Your goal ->
Begin at the first line of the data and copy each line through the one containing "(why) at (827,582)", that line included, with no pictures.
-=-=-=-=-
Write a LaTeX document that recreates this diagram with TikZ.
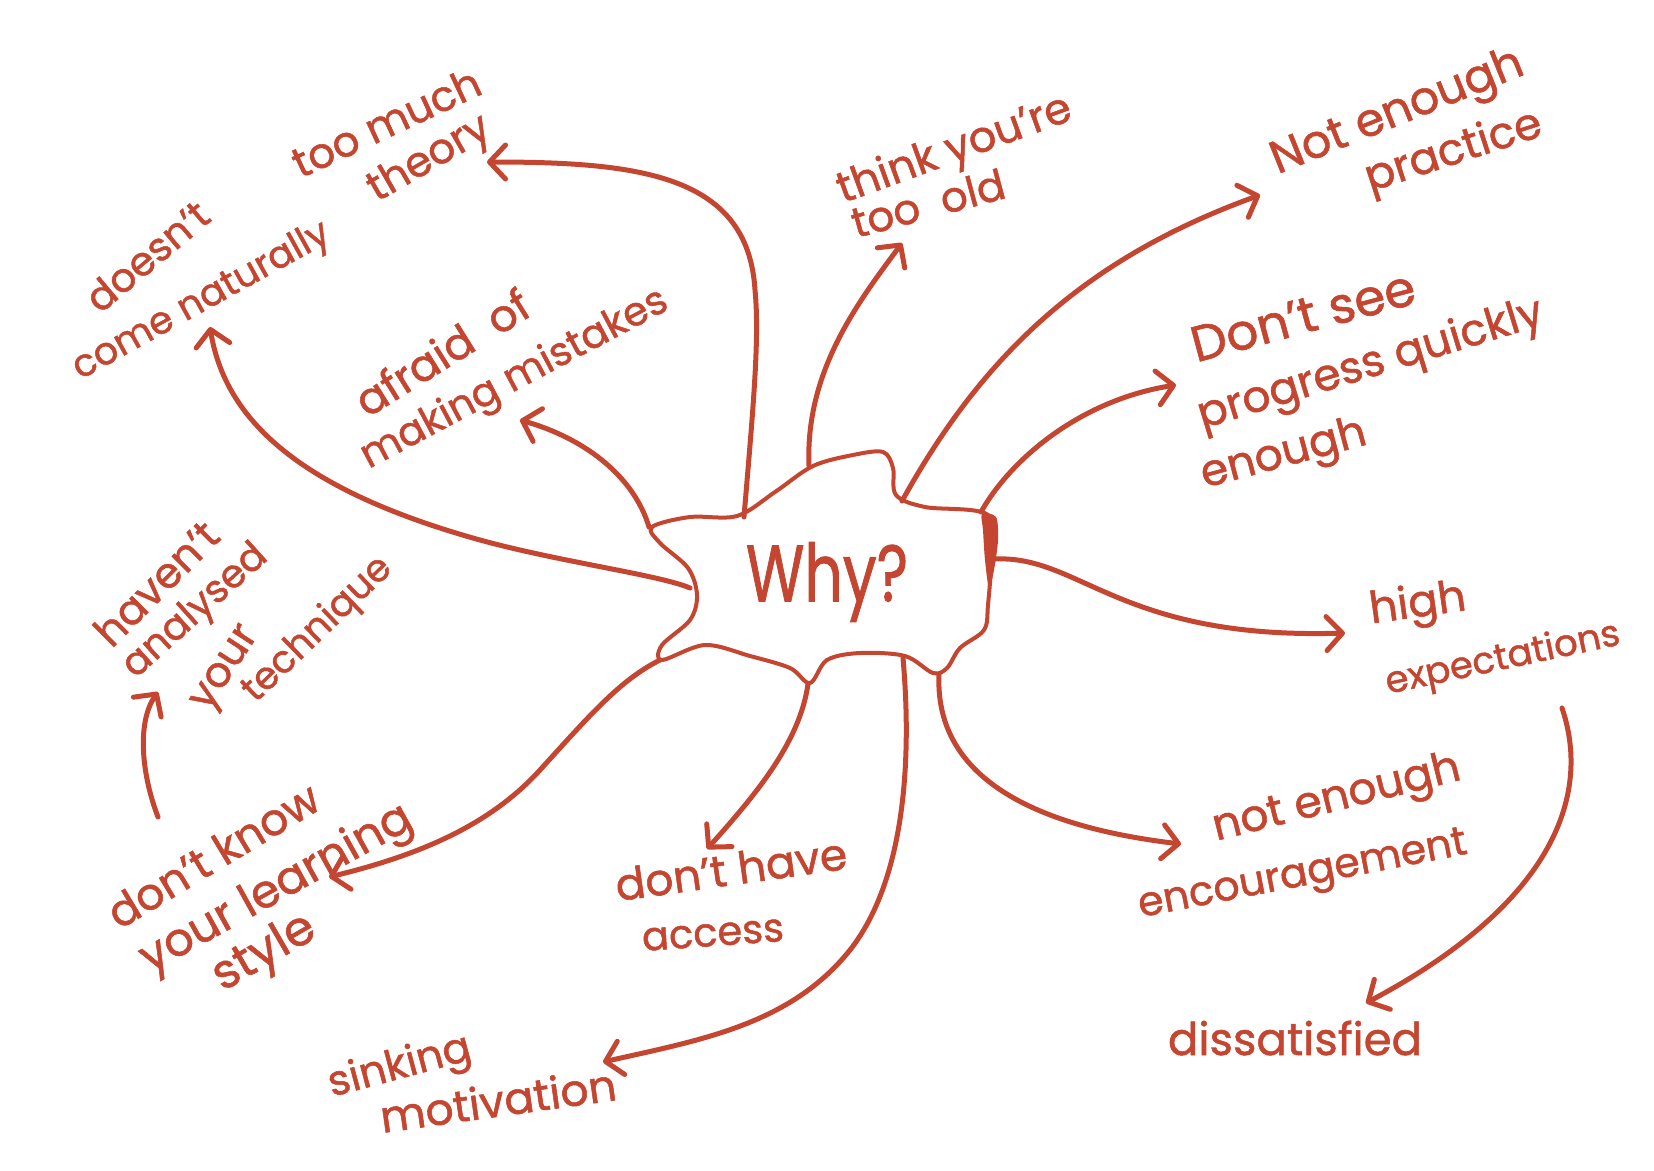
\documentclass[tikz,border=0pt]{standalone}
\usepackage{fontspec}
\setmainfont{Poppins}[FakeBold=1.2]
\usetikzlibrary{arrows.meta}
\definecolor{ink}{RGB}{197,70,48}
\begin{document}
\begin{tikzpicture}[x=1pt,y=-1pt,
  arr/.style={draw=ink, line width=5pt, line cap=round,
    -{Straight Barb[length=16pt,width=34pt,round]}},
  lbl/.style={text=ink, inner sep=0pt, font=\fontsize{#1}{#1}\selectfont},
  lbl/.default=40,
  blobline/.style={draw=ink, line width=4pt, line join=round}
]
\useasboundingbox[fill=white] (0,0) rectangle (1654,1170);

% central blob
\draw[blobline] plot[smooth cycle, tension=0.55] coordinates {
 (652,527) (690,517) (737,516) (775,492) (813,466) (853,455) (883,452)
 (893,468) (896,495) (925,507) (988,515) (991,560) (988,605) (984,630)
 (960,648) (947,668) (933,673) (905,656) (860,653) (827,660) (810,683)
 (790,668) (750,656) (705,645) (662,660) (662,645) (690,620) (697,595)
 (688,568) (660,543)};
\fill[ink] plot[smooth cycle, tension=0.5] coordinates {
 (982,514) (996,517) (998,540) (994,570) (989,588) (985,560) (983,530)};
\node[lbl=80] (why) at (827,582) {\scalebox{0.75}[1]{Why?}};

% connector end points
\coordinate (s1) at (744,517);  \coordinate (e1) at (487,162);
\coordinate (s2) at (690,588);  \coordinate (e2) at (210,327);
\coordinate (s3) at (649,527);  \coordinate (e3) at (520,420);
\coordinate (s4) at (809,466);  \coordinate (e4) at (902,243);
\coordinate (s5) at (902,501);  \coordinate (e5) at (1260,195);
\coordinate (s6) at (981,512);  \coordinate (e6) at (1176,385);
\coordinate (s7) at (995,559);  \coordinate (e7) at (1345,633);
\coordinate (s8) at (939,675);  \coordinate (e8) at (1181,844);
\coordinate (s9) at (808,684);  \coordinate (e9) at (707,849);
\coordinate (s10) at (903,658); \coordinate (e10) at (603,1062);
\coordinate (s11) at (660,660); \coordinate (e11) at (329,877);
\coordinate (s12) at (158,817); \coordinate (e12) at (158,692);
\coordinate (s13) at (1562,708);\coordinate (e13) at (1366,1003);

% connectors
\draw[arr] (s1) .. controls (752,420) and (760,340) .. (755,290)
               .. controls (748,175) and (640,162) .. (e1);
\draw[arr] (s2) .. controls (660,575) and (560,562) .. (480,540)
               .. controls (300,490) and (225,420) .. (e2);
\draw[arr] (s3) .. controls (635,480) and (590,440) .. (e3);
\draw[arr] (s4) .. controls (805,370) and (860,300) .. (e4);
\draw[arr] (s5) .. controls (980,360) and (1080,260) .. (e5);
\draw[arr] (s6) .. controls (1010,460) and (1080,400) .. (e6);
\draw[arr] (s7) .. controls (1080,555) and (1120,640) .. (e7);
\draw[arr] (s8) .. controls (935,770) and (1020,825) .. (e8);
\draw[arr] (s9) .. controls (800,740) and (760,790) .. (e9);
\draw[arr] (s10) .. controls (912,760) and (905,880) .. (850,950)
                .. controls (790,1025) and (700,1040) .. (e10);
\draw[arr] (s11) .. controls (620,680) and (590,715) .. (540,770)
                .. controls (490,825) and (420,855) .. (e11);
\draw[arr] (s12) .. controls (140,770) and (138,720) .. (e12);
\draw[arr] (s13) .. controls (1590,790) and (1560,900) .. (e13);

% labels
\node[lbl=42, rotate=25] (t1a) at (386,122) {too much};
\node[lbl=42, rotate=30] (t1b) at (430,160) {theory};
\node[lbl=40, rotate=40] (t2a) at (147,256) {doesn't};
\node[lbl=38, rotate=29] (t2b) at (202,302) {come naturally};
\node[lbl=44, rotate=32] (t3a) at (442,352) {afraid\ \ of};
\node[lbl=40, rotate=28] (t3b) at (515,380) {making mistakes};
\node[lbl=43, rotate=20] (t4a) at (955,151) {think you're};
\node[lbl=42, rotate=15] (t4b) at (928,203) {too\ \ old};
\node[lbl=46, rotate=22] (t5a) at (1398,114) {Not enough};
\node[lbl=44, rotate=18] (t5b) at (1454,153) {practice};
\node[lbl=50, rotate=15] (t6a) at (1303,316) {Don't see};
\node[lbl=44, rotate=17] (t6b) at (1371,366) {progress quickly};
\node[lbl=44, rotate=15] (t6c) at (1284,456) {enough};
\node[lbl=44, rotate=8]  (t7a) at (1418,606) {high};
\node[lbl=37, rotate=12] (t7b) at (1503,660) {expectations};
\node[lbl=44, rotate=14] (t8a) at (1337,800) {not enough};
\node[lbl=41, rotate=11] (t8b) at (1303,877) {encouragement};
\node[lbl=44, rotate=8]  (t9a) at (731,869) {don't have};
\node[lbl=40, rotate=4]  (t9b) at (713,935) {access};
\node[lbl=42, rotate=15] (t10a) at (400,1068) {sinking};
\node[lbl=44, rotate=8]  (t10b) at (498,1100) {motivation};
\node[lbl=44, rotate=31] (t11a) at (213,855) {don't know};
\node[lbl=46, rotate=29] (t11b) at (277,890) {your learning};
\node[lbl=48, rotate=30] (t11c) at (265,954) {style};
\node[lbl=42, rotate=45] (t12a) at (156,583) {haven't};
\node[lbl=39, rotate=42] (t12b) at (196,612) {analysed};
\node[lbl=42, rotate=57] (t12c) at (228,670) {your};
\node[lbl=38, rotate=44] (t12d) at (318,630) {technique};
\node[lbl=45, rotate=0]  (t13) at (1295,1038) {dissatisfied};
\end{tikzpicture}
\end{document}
-=-=-=-=-
Full output ->
Write a LaTeX document that recreates this diagram with TikZ.
\documentclass[tikz,border=0pt]{standalone}
\usepackage{fontspec}
\setmainfont{Poppins}[FakeBold=1.2]
\usetikzlibrary{arrows.meta}
\definecolor{ink}{RGB}{197,70,48}
\begin{document}
\begin{tikzpicture}[x=1pt,y=-1pt,
  arr/.style={draw=ink, line width=5pt, line cap=round,
    -{Straight Barb[length=16pt,width=34pt,round]}},
  lbl/.style={text=ink, inner sep=0pt, font=\fontsize{#1}{#1}\selectfont},
  lbl/.default=40,
  blobline/.style={draw=ink, line width=4pt, line join=round}
]
\useasboundingbox[fill=white] (0,0) rectangle (1654,1170);

% central blob
\draw[blobline] plot[smooth cycle, tension=0.55] coordinates {
 (652,527) (690,517) (737,516) (775,492) (813,466) (853,455) (883,452)
 (893,468) (896,495) (925,507) (988,515) (991,560) (988,605) (984,630)
 (960,648) (947,668) (933,673) (905,656) (860,653) (827,660) (810,683)
 (790,668) (750,656) (705,645) (662,660) (662,645) (690,620) (697,595)
 (688,568) (660,543)};
\fill[ink] plot[smooth cycle, tension=0.5] coordinates {
 (982,514) (996,517) (998,540) (994,570) (989,588) (985,560) (983,530)};
\node[lbl=80] (why) at (827,582) {\scalebox{0.75}[1]{Why?}};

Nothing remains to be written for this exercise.